Task directions → Word for word, extract the first line of the records below and each line after it, up to and including the line with "const MONO = 'Liberation". Pictures are left out.

Charts and diagrams as code
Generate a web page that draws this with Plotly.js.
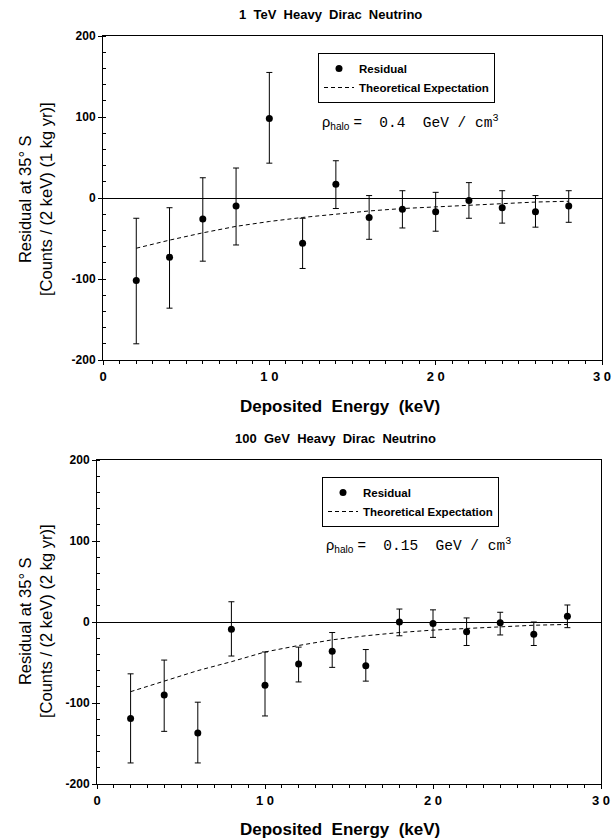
<!DOCTYPE html>
<html>
<head>
<meta charset="utf-8">
<script src="https://cdn.plot.ly/plotly-3.0.1.min.js"></script>
<style>html,body{margin:0;padding:0;background:#fff;}#plot{width:613px;height:839px;}</style>
</head>
<body>
<div id="plot"></div>
<script>
// Deposited energy bins (keV)
const energy = [2, 4, 6, 8, 10, 12, 14, 16, 18, 20, 22, 24, 26, 28];

// Top panel: 1 TeV Heavy Dirac Neutrino
const topResidual = [-102, -73, -26, -10, 98, -56, 17, -24, -14, -17, -3, -12, -17, -10];
const topErrHigh  = [-25, -12, 25, 37, 155, -25, 46, 3, 9, 7, 19, 9, 3, 9];
const topErrLow   = [-180, -136, -78, -58, 43, -87, -13, -51, -37, -41, -25, -31, -36, -30];
const topTheory   = [-62, -52, -43, -35, -29, -24, -20, -16, -13, -11, -9, -7, -5, -4];

// Bottom panel: 100 GeV Heavy Dirac Neutrino
const botResidual = [-119, -90, -137, -9, -78, -52, -36, -54, 0, -2, -12, -1, -15, 7];
const botErrHigh  = [-64, -47, -99, 25, -37, -31, -13, -34, 16, 15, 5, 12, 0, 21];
const botErrLow   = [-174, -135, -174, -42, -116, -74, -56, -73, -17, -19, -29, -16, -29, -7];
const botTheory   = [-86, -73, -60, -49, -37, -29, -22, -17, -13, -10, -8, -6, -4, -3];

// Tick labels
const xTickVals = [0, 10, 20, 30];
const xTickText = ['0', '1 0', '2 0', '3 0'];
const yTickVals = [-200, -100, 0, 100, 200];
const yTickText = ['-200', '-100', '0', '100', '200'];

const W = 613, H = 839;
const px = v => v / W;
const py = v => 1 - v / H;

function errs(vals, hi, lo) {
  return {
    type: 'data', symmetric: false,
    array: hi.map((h, i) => h - vals[i]),
    arrayminus: lo.map((l, i) => vals[i] - l),
    color: '#000', thickness: 1, width: 3
  };
}

const SANS = 'Liberation Sans, Arial, sans-serif';
const MONO = 'Liberation Mono, Courier New, monospace';

const traces = [
  {x: energy, y: topTheory, mode: 'lines', name: 'Theoretical Expectation',
   line: {color: '#000', width: 1, dash: '4px,3px'}, xaxis: 'x', yaxis: 'y', legend: 'legend', legendrank: 2},
  {x: energy, y: topResidual, mode: 'markers', name: 'Residual',
   marker: {color: '#000', size: 7}, error_y: errs(topResidual, topErrHigh, topErrLow),
   xaxis: 'x', yaxis: 'y', legend: 'legend', legendrank: 1},
  {x: energy, y: botTheory, mode: 'lines', name: 'Theoretical Expectation',
   line: {color: '#000', width: 1, dash: '4px,3px'}, xaxis: 'x2', yaxis: 'y2', legend: 'legend2', legendrank: 2},
  {x: energy, y: botResidual, mode: 'markers', name: 'Residual',
   marker: {color: '#000', size: 7}, error_y: errs(botResidual, botErrHigh, botErrLow),
   xaxis: 'x2', yaxis: 'y2', legend: 'legend2', legendrank: 1}
];

function xAxis(domain, anchor) {
  return {
    domain: domain, anchor: anchor, range: [0, 30],
    tickmode: 'array', tickvals: xTickVals, ticktext: xTickText,
    ticks: 'outside', ticklen: 4, tickcolor: '#000', tickwidth: 1,
    minor: {dtick: 1, ticks: 'outside', ticklen: 3, tickcolor: '#000'},
    showline: true, linecolor: '#000', linewidth: 1, mirror: true,
    showgrid: false, zeroline: false, automargin: false,
    tickfont: {family: SANS, size: 13, color: '#000', weight: 'bold'}
  };
}
function yAxis(domain, anchor) {
  return {
    domain: domain, anchor: anchor, range: [-200, 200],
    tickmode: 'array', tickvals: yTickVals, ticktext: yTickText,
    ticks: 'outside', ticklen: 4, tickcolor: '#000', tickwidth: 1,
    minor: {dtick: 20, ticks: 'inside', ticklen: 3, tickcolor: '#000'},
    showline: true, linecolor: '#000', linewidth: 1, mirror: true,
    showgrid: false, zeroline: true, zerolinecolor: '#000', zerolinewidth: 1,
    automargin: false,
    tickfont: {family: SANS, size: 12, color: '#000', weight: 'bold'}
  };
}

const legendBase = {
  xanchor: 'left', yanchor: 'top', bgcolor: '#fff',
  bordercolor: '#000', borderwidth: 1,
  font: {family: SANS, size: 11.5, color: '#000', weight: 'bold'},
  traceorder: 'normal', itemwidth: 30, entrywidth: 190
};

const annotations = [
  {text: '1  TeV  Heavy  Dirac  Neutrino', x: px(330), y: py(15),
   font: {family: SANS, size: 13, weight: 'bold'}},
  {text: '100  GeV  Heavy  Dirac  Neutrino', x: px(335), y: py(438),
   font: {family: SANS, size: 13, weight: 'bold'}},
  {text: 'Deposited  Energy  (keV)', x: px(340), y: py(407),
   font: {family: SANS, size: 17, weight: 'bold'}},
  {text: 'Deposited  Energy  (keV)', x: px(340), y: py(829),
   font: {family: SANS, size: 17, weight: 'bold'}},
  {text: 'Residual at 35° S<br>[Counts / (2 keV) (1 kg yr)]', x: px(35), y: py(200),
   textangle: -90, font: {family: SANS, size: 16.5}},
  {text: 'Residual at 35° S<br>[Counts / (2 keV) (2 kg yr)]', x: px(35), y: py(622),
   textangle: -90, font: {family: SANS, size: 16.5}},
  {text: '<span style="font-family:Liberation Sans">ρ<sub>halo</sub> =</span>  0.4  GeV / cm<sup>3</sup>',
   x: px(320), y: py(122), xanchor: 'left', font: {family: MONO, size: 14.5}},
  {text: '<span style="font-family:Liberation Sans">ρ<sub>halo</sub> =</span>  0.15  GeV / cm<sup>3</sup>',
   x: px(324), y: py(545), xanchor: 'left', font: {family: MONO, size: 14.5}}
].map(a => Object.assign({xref: 'paper', yref: 'paper', showarrow: false,
  xanchor: 'center', yanchor: 'middle'}, a, {font: Object.assign({color: '#000'}, a.font)}));

const layout = {
  width: W, height: H,
  margin: {l: 0, r: 0, t: 0, b: 0},
  paper_bgcolor: '#fff', plot_bgcolor: '#fff',
  showlegend: true,
  xaxis: xAxis([px(103), px(602)], 'y'),
  yaxis: yAxis([py(360), py(36)], 'x'),
  xaxis2: xAxis([px(97), px(601)], 'y2'),
  yaxis2: yAxis([py(784), py(460)], 'x2'),
  legend: Object.assign({x: px(318), y: py(53)}, legendBase),
  legend2: Object.assign({x: px(322), y: py(477)}, legendBase),
  annotations: annotations
};

Plotly.newPlot('plot', traces, layout, {displayModeBar: false, staticPlot: true});
</script>
</body>
</html>
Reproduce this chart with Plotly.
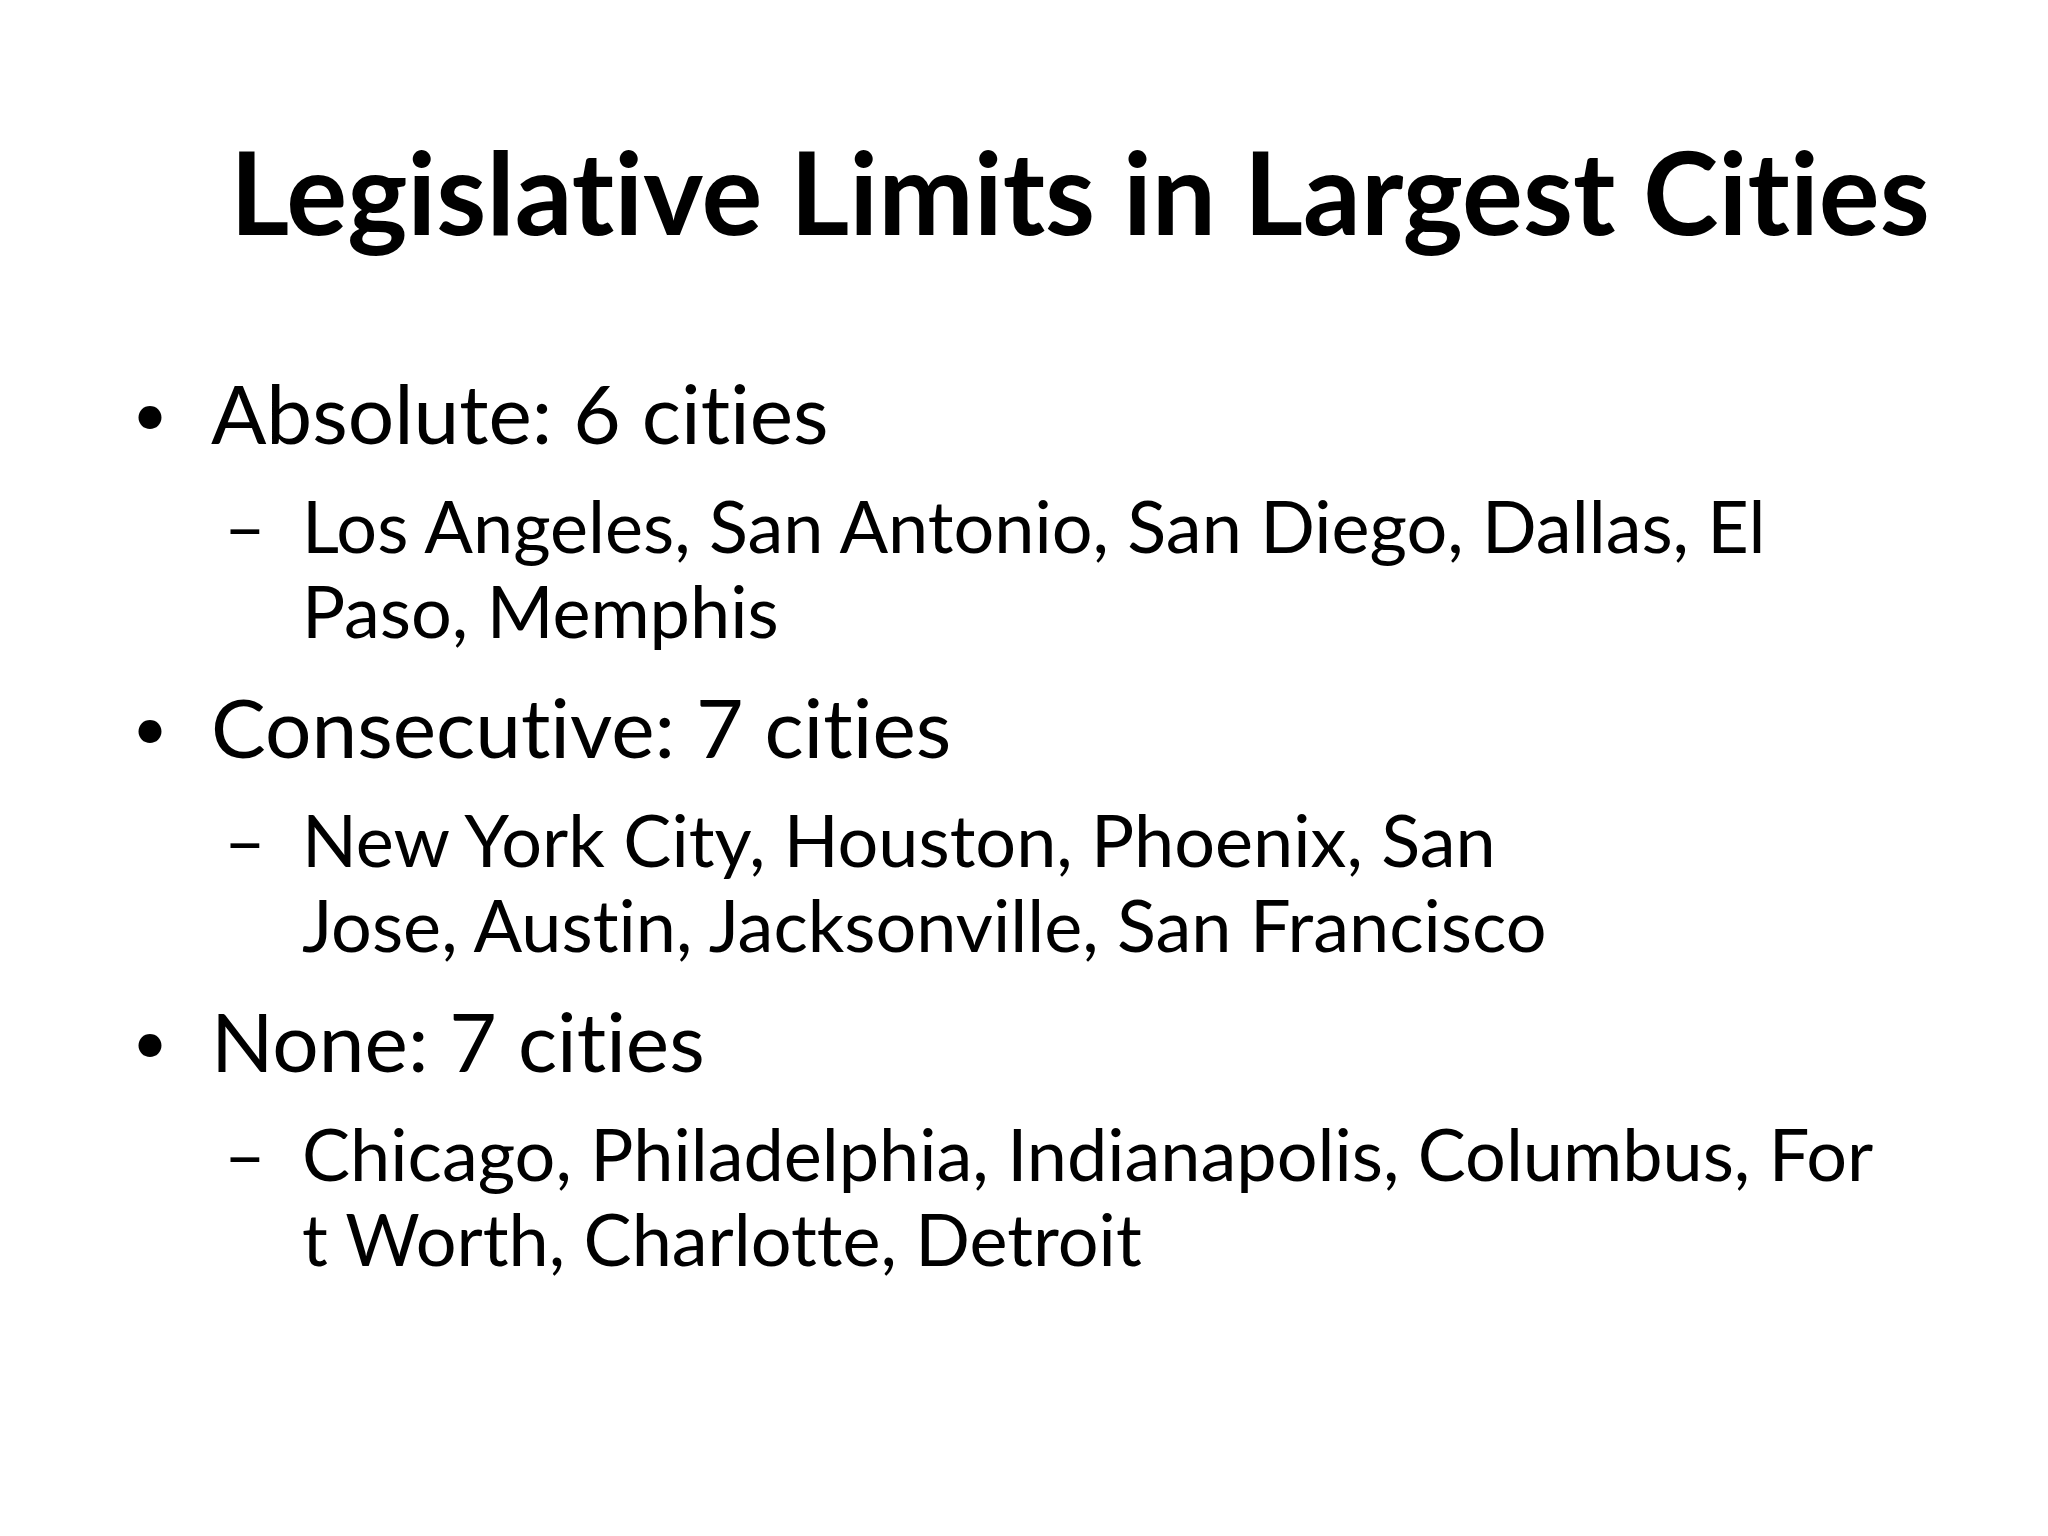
import plotly.graph_objects as go

W, H = 2048, 1536

title = "Legislative Limits in Largest Cities"
categories = ["Absolute", "Consecutive", "None"]
counts = [6, 7, 7]
city_lines = [
    ["Los Angeles, San Antonio, San Diego, Dallas, El", "Paso, Memphis"],
    ["New York City, Houston, Phoenix, San", "Jose, Austin, Jacksonville, San Francisco"],
    ["Chicago, Philadelphia, Indianapolis, Columbus, For", "t Worth, Charlotte, Detroit"],
]

FONT = "Lato, Open Sans, sans-serif"
fig = go.Figure()
fig.update_layout(width=W, height=H, margin=dict(l=0, r=0, t=0, b=0),
                  paper_bgcolor="white", plot_bgcolor="white",
                  xaxis=dict(visible=False, range=[0, W]),
                  yaxis=dict(visible=False, range=[H, 0]))

def txt(x, y, s, size, bold=False, anchor="left"):
    # break the Lato "ti"/"tt" ligatures
    s = s.replace("ti", "t\u200ci").replace("tt", "t\u200ct")
    fig.add_annotation(x=x, y=y, xref="x", yref="y", text=f"<b>{s}</b>" if bold else s,
                       showarrow=False, xanchor=anchor, yanchor="middle",
                       font=dict(family=FONT, size=size, color="black"))

txt(1072, 182, title, 114, bold=True, anchor="center")

y = 404
for cat, n, lines in zip(categories, counts, city_lines):
    txt(122, y, "•", 62)
    txt(201, y, f"{cat}: {n} cities", 82)
    y += 113
    txt(214, y, "–", 72)
    for i, line in enumerate(lines):
        txt(292, y, line, 72)
        if i < len(lines) - 1:
            y += 85
    y += 116

fig.write_html("out.html")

Solution →
Generate a web page that draws this with Plotly.js.
<!DOCTYPE html>
<html>
<head>
<meta charset="utf-8">
<script src="https://cdn.plot.ly/plotly-3.0.1.min.js"></script>
<style>html,body{margin:0;padding:0;background:#fff;}#plot{width:613px;height:839px;}</style>
</head>
<body>
<div id="plot"></div>
<script>
// Deposited energy bins (keV)
const energy = [2, 4, 6, 8, 10, 12, 14, 16, 18, 20, 22, 24, 26, 28];

// Top panel: 1 TeV Heavy Dirac Neutrino
const topResidual = [-102, -73, -26, -10, 98, -56, 17, -24, -14, -17, -3, -12, -17, -10];
const topErrHigh  = [-25, -12, 25, 37, 155, -25, 46, 3, 9, 7, 19, 9, 3, 9];
const topErrLow   = [-180, -136, -78, -58, 43, -87, -13, -51, -37, -41, -25, -31, -36, -30];
const topTheory   = [-62, -52, -43, -35, -29, -24, -20, -16, -13, -11, -9, -7, -5, -4];

// Bottom panel: 100 GeV Heavy Dirac Neutrino
const botResidual = [-119, -90, -137, -9, -78, -52, -36, -54, 0, -2, -12, -1, -15, 7];
const botErrHigh  = [-64, -47, -99, 25, -37, -31, -13, -34, 16, 15, 5, 12, 0, 21];
const botErrLow   = [-174, -135, -174, -42, -116, -74, -56, -73, -17, -19, -29, -16, -29, -7];
const botTheory   = [-86, -73, -60, -49, -37, -29, -22, -17, -13, -10, -8, -6, -4, -3];

// Tick labels
const xTickVals = [0, 10, 20, 30];
const xTickText = ['0', '1 0', '2 0', '3 0'];
const yTickVals = [-200, -100, 0, 100, 200];
const yTickText = ['-200', '-100', '0', '100', '200'];

const W = 613, H = 839;
const px = v => v / W;
const py = v => 1 - v / H;

function errs(vals, hi, lo) {
  return {
    type: 'data', symmetric: false,
    array: hi.map((h, i) => h - vals[i]),
    arrayminus: lo.map((l, i) => vals[i] - l),
    color: '#000', thickness: 1, width: 3
  };
}

const SANS = 'Liberation Sans, Arial, sans-serif';
const MONO = 'Liberation Mono, Courier New, monospace';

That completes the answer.